Expression of BCATm raises BCKDC activity in the mouse liver under high fat diet feeding. BCATm (A,D,G), E1α and P-E1α (B,E,H), and E2 (C,F,I) were determined by Western Blotting in liver (A,B,C), muscle (D,E,F), and heart (G,H,I) tissues of WT (white bar) and LivTg-HE (black bar) consuming a high fat diet (HFD). For E1α, each graph shows the relative ratio between the phosphorylated and total E1α protein. For BCATm and E2, each graph shows the relative band intensity normalized to pan-actin. Data represent mean ± SEM, n=6 male mice, age 24 weeks. *P≤ 0.05 as compared to WT.

Fig. 6

High fat diet feeding results in higher blood glucose and impaired glucose tolerance in LivTg-HE mice compared to WT mice fed the same diet. (A, B) GTT. Blood glucose of WT and LivTg-HE mice was measured at 0 weeks (A) or after 14 weeks of a high fat diet feeding (HFD) (B). Data represent mean ± SEM, n=6–12, male mice, age 20 weeks, *P≤ 0.05 as compared to WT-HFD.

Fig. 7

Phosphorylation of S6K and 4E-BP1 is lower in the liver of LivTg-HE mice fed a high fat diet (HFD) compared to WT mice fed the same diet.

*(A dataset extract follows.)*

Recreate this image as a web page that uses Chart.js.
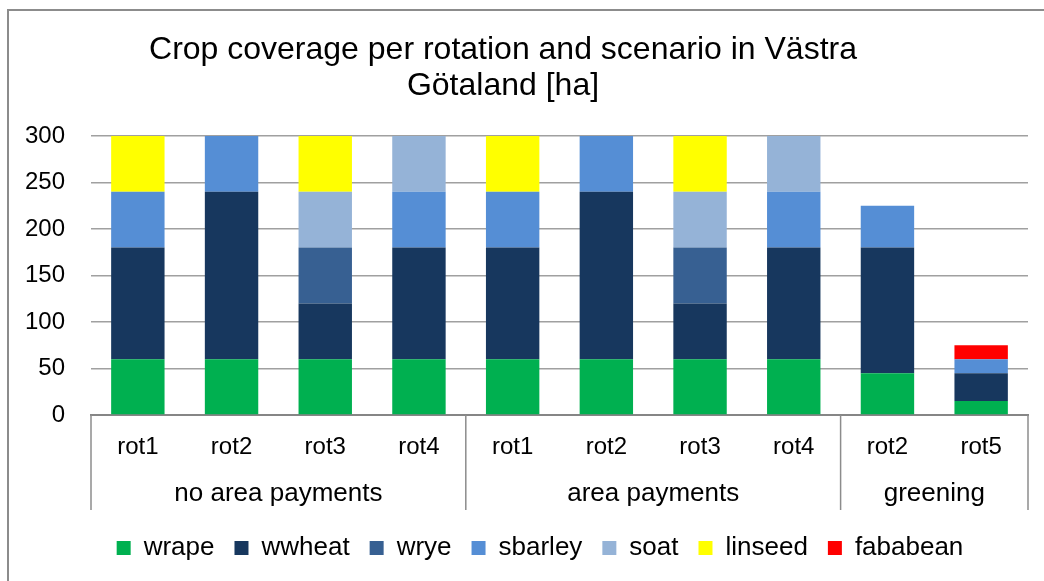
<!DOCTYPE html>
<html>
<head>
<meta charset="utf-8">
<script src="https://cdn.jsdelivr.net/npm/chart.js@4"></script>
<style>
  body { margin: 0; background: #fff; }
  #frame { position: absolute; left: 7px; top: 9px; width: 1100px; height: 700px; border: 2px solid #8c8c8c; }
  #wrap { position: absolute; left: 0; top: 0; width: 1044px; height: 581px; }
</style>
</head>
<body>
<div id="frame"></div>
<div id="wrap"><canvas id="cropChart"></canvas></div>
<script>
const categories = ['rot1', 'rot2', 'rot3', 'rot4', 'rot1', 'rot2', 'rot3', 'rot4', 'rot2', 'rot5'];
const groupNames = ['no area payments', 'area payments', 'greening'];
const groupSizes = [4, 4, 2];

const wrape    = [60, 60, 60, 60, 60, 60, 60, 60, 45, 15];
const wwheat   = [120, 180, 60, 120, 120, 180, 60, 120, 135, 30];
const wrye     = [0, 0, 60, 0, 0, 0, 60, 0, 0, 0];
const sbarley  = [60, 60, 0, 60, 60, 60, 0, 60, 45, 15];
const soat     = [0, 0, 60, 60, 0, 0, 60, 60, 0, 0];
const linseed  = [60, 0, 60, 0, 60, 0, 60, 0, 0, 0];
const fababean = [0, 0, 0, 0, 0, 0, 0, 0, 0, 15];

const titleLines = ['Crop coverage per rotation and scenario in Västra', 'Götaland [ha]'];
const FONT = '"Liberation Sans", Arial, sans-serif';

// title + second level of the category axis (groups with separators)
const extras = {
  id: 'extras',
  afterLayout(chart) {
    // legend in the original sits a bit right of centre
    chart.legend.left += 52;
  },
  afterDraw(chart) {
    const ctx = chart.ctx;
    const x = chart.scales.x;
    const area = chart.chartArea;
    ctx.save();
    ctx.fillStyle = '#000';
    ctx.textAlign = 'center';
    ctx.textBaseline = 'middle';
    ctx.font = '32px ' + FONT;
    ctx.fillText(titleLines[0], 503, 50);
    ctx.fillText(titleLines[1], 503, 86);

    const half = (x.getPixelForValue(1) - x.getPixelForValue(0)) / 2;
    ctx.strokeStyle = '#8c8c8c';
    ctx.lineWidth = 1.5;
    ctx.font = '26px ' + FONT;
    let start = 0;
    const edges = [x.getPixelForValue(0) - half];
    groupSizes.forEach((n, i) => {
      const left = x.getPixelForValue(start) - half;
      const right = x.getPixelForValue(start + n - 1) + half;
      edges.push(right);
      ctx.fillText(groupNames[i], (left + right) / 2, area.bottom + 79);
      start += n;
    });
    edges.forEach(px => {
      ctx.beginPath();
      ctx.moveTo(px, area.bottom);
      ctx.lineTo(px, area.bottom + 95);
      ctx.stroke();
    });
    ctx.restore();
  }
};

const series = [
  ['wrape', wrape, '#00b050'],
  ['wwheat', wwheat, '#17375e'],
  ['wrye', wrye, '#376092'],
  ['sbarley', sbarley, '#558ed5'],
  ['soat', soat, '#95b3d7'],
  ['linseed', linseed, '#ffff00'],
  ['fababean', fababean, '#ff0000']
];

new Chart(document.getElementById('cropChart'), {
  type: 'bar',
  data: {
    labels: categories,
    datasets: series.map(([label, data, color]) => ({
      label, data, backgroundColor: color, borderWidth: 0
    }))
  },
  plugins: [extras],
  options: {
    responsive: true,
    maintainAspectRatio: false,
    animation: false,
    datasets: { bar: { barPercentage: 0.57, categoryPercentage: 1 } },
    layout: { padding: { top: 136, right: 16, bottom: 10, left: 0 } },
    scales: {
      x: {
        stacked: true,
        grid: { display: false, drawTicks: false },
        border: { display: true, color: '#868686', width: 2 },
        ticks: { color: '#000', font: { size: 24, family: FONT }, padding: 18, maxRotation: 0 },
        afterFit(s) { s.height = 100; }
      },
      y: {
        stacked: true,
        min: 0,
        max: 300,
        ticks: { stepSize: 50, color: '#000', font: { size: 24, family: FONT }, padding: 26 },
        grid: { color: '#a0a0a0', lineWidth: 1.5, drawTicks: false },
        border: { display: false },
        afterFit(s) { s.width = 91; }
      }
    },
    plugins: {
      title: { display: false },
      tooltip: { enabled: false },
      legend: {
        position: 'bottom',
        labels: {
          color: '#000',
          font: { size: 26, family: FONT },
          boxWidth: 14,
          boxHeight: 14,
          padding: 20
        }
      }
    }
  }
});
</script>
</body>
</html>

P-S6K, S6K, P-4E-BP1, and 4E-BP1 were determined by Western Blotting in liver, muscle, and heart of Leu-gavaged WT-HFD and LivTg-HE-HFD mice. Animals were sacrificed 30 min after Leu gavage. Each graph shows the relative ratio between the phosphorylated and total form of S6K (A) and 4E-BP1(B). Data represent mean ± SEM, n=5–6 male mice, age 24 weeks. *P≤ 0.05 as compared to WT-HFD.